OK, then, you Fred further argue today:


  I certainly agree, as I have said in recent posts, that
> Marx showed in Capital that "Say's law is absurd" and that the
> equilibrium conditions of reproduction are satisfied "only by chance",
> etc.  I also agree with you that his theory of the falling rate of profit
> is based on the assumption that S = D and yet shows how a shortage of
> surplus-value and a realization problem results.  However, his theory of
> the production and distribution of surplus-value assumes no realization
> problem.
>
> I do not think I have "moved away from Mattick" at all.  As I have said,
> I learned from Mattick the crucial methodological assumption of the
> determination of the total surplus-value prior to its distribution.


On this issue I think Chris A and I are arguing against you about the
reality of universals,  capital's perverse tendency to conform to
Hegel's ontology. If I gave an average height for a population, there
is no such thing as the population in general and the average height.
But capital thingifies such abstractions: capital in general and
the average rate of profit are real things.
You seem to be holding  on to the third of my four definitions
of capital in general. I agree with Chris about my fourth def.

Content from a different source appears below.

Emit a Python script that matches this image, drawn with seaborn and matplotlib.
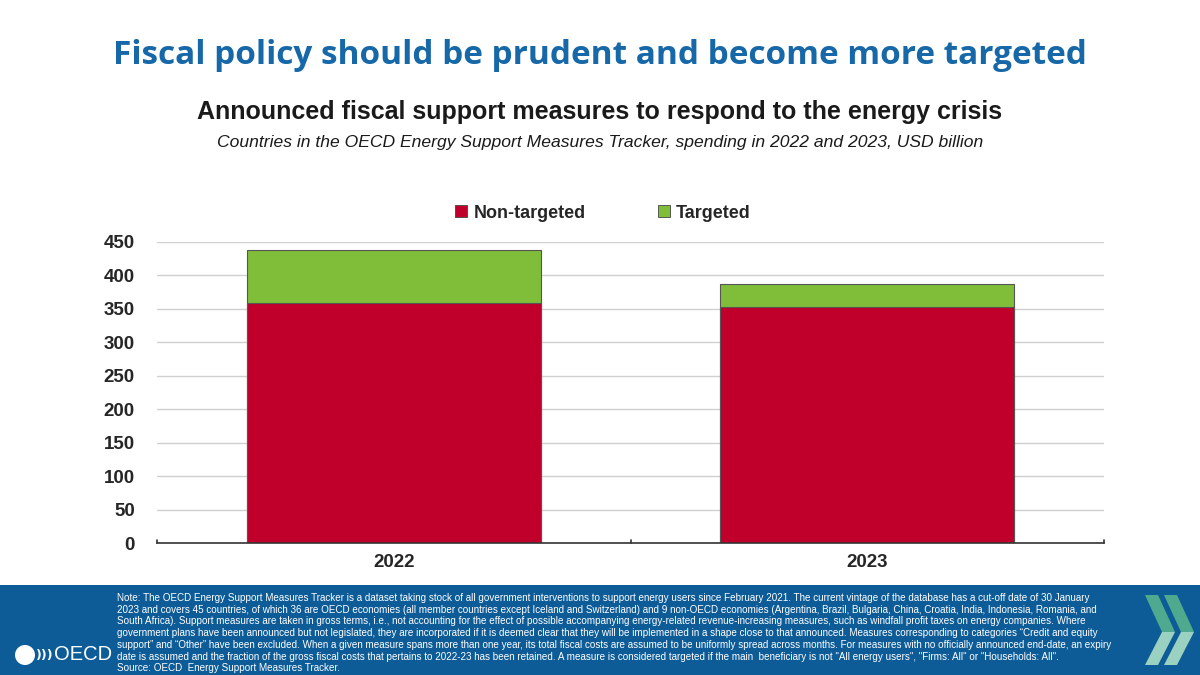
import matplotlib
matplotlib.use("Agg")
import matplotlib.pyplot as plt
from matplotlib.patches import Rectangle, Polygon, Ellipse
import seaborn as sns
import pandas as pd

years = ["2022", "2023"]
non_targeted = [359, 353]
targeted = [79, 34]
series_names = ["Non-targeted", "Targeted"]
y_ticks = [0, 50, 100, 150, 200, 250, 300, 350, 400, 450]

note_lines = [
    "Note: The OECD Energy Support Measures Tracker is a dataset taking stock of all government interventions to support energy users since February 2021. The current vintage of the database has a cut-off date of 30 January",
    "2023 and covers 45 countries, of which 36 are OECD economies (all member countries except Iceland and Switzerland) and 9 non-OECD economies (Argentina, Brazil, Bulgaria, China, Croatia, India, Indonesia, Romania, and",
    "South Africa). Support measures are taken in gross terms, i.e., not accounting for the effect of possible accompanying energy-related revenue-increasing measures, such as windfall profit taxes on energy companies. Where",
    "government plans have been announced but not legislated, they are incorporated if it is deemed clear that they will be implemented in a shape close to that announced. Measures corresponding to categories \u201cCredit and equity",
    "support\u201d and \u201cOther\u201d have been excluded. When a given measure spans more than one year, its total fiscal costs are assumed to be uniformly spread across months. For measures with no officially announced end-date, an expiry",
    "date is assumed and the fraction of the gross fiscal costs that pertains to 2022-23 has been retained. A measure is considered targeted if the main  beneficiary is not \"All energy users\", \"Firms: All\" or \"Households: All\".",
    "Source: OECD  Energy Support Measures Tracker.",
]

red = "#C0002A"
green = "#80BE3A"
title_blue = "#1668A8"
band_blue = "#0D5C97"

sns.set_theme(style="white")
plt.rcParams["font.family"] = ["Liberation Sans", "DejaVu Sans"]

df = pd.DataFrame({"year": years, "non_targeted": non_targeted, "targeted": targeted})
df["total"] = df["non_targeted"] + df["targeted"]

fig = plt.figure(figsize=(12, 6.75), dpi=100)
ax = fig.add_axes([157 / 1200, 132 / 675, 947 / 1200, 301 / 675])

sns.barplot(data=df, x="year", y="total", color=green, width=0.62,
            edgecolor="#555555", linewidth=0.8, saturation=1, ax=ax)
sns.barplot(data=df, x="year", y="non_targeted", color=red, width=0.62,
            edgecolor="#555555", linewidth=0.8, saturation=1, ax=ax)

ax.set_ylim(0, 450)
ax.set_xlim(-0.5, 1.5)
ax.set_yticks(y_ticks)
ax.set_yticklabels([str(t) for t in y_ticks], fontsize=13.5, fontweight="bold")
ax.tick_params(axis="x", labelsize=13.5, length=0, pad=8)
for lab in ax.get_xticklabels():
    lab.set_fontweight("bold")
ax.tick_params(axis="y", length=0, pad=16)
ax.yaxis.grid(True, color="#D0D0D0", linewidth=1)
ax.set_axisbelow(True)
ax.set_xlabel("")
ax.set_ylabel("")
for s in ["top", "right", "left"]:
    ax.spines[s].set_visible(False)
ax.spines["bottom"].set_color("#333333")
ax.spines["bottom"].set_linewidth(1.2)
# small tick marks on category boundaries
for xb in [-0.5, 0.5, 1.5]:
    ax.plot([xb, xb], [0, 5], color="#333333", linewidth=1.2, clip_on=False)

# legend
handles = [Rectangle((0, 0), 1, 1, facecolor=red, edgecolor="#444444", linewidth=0.6),
           Rectangle((0, 0), 1, 1, facecolor=green, edgecolor="#444444", linewidth=0.6)]
fig.legend(handles, series_names, loc="center", bbox_to_anchor=(603 / 1200, 1 - 213 / 675),
           ncol=2, frameon=False, handlelength=0.65, handleheight=0.65, handletextpad=0.35,
           columnspacing=4.0, prop={"size": 13, "weight": "bold"})

# titles
fig.text(0.5, 1 - 55 / 675, "Fiscal policy should be prudent and become more targeted",
         ha="center", va="center", fontsize=24, fontweight="bold", color=title_blue,
         family=["Open Sans", "DejaVu Sans"])
fig.text(0.5, 1 - 112 / 675, "Announced fiscal support measures to respond to the energy crisis",
         ha="center", va="center", fontsize=18, fontweight="bold", color="#1a1a1a",
         family=["Liberation Sans", "DejaVu Sans"])
fig.text(0.5, 1 - 142 / 675,
         "Countries in the OECD Energy Support Measures Tracker, spending in 2022 and 2023, USD billion",
         ha="center", va="center", fontsize=12.6, style="italic", color="#1a1a1a",
         family=["Liberation Sans", "DejaVu Sans"])

# footer band
fig.patches.append(Rectangle((0, 0), 1, 90 / 675, transform=fig.transFigure,
                             facecolor=band_blue, edgecolor="none", zorder=0))
for i, line in enumerate(note_lines):
    fig.text(117 / 1200, 1 - (598 + i * 11.7) / 675, line, ha="left", va="center",
             fontsize=7.15, color="white")

# OECD logo
fig.patches.append(Ellipse((25 / 1200, 1 - 655 / 675), 20 / 1200, 20 / 675,
                           transform=fig.transFigure, facecolor="white", edgecolor="none"))
fig.text(36 / 1200, 1 - 655 / 675, ")))", ha="left", va="center", fontsize=9,
         color="white", fontweight="bold", family=["DejaVu Sans"])
fig.text(54 / 1200, 1 - 655 / 675, "OECD", ha="left", va="center", fontsize=14.5,
         color="white", family=["Liberation Sans", "DejaVu Sans"])

# chevrons on the right
def chevron(x0):
    top = [(x0, 595), (x0 + 13, 595), (x0 + 30, 632), (x0 + 17, 632)]
    bot = [(x0 + 17, 632), (x0 + 30, 632), (x0 + 13, 665), (x0, 665)]
    for pts, col in [(top, "#4FA98F"), (bot, "#9AD1C0")]:
        fig.patches.append(Polygon([(x / 1200, 1 - y / 675) for x, y in pts], closed=True,
                                   transform=fig.transFigure, facecolor=col, edgecolor="none"))

chevron(1145)
chevron(1164)

fig.savefig("out.png", dpi=100)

> But I agree that my emphasis at the present time is somewhat different from
> Mattick's.  Right now, I am emphasizing more Marx's theory of the
> distribution of surplus-value in Volume 3, and especially the
> "transformation problem", partly because the recent publication of the
> entire Manuscript of 1861-63 has made possible a better understanding of
> Marx's theory of the distribution of surplus-value in Volume 3.  I think I
> have something new to offer on these issues.  But this does not mean that
> I disagree with Mattick's emphasis on the falling rate of profit and crises
> and the "limits of the mixed economy', etc., nor do I think that these
> subjects are any less important.  I don't consider myself a "major
> economist", but I definitely consider myself a follower of Mattick.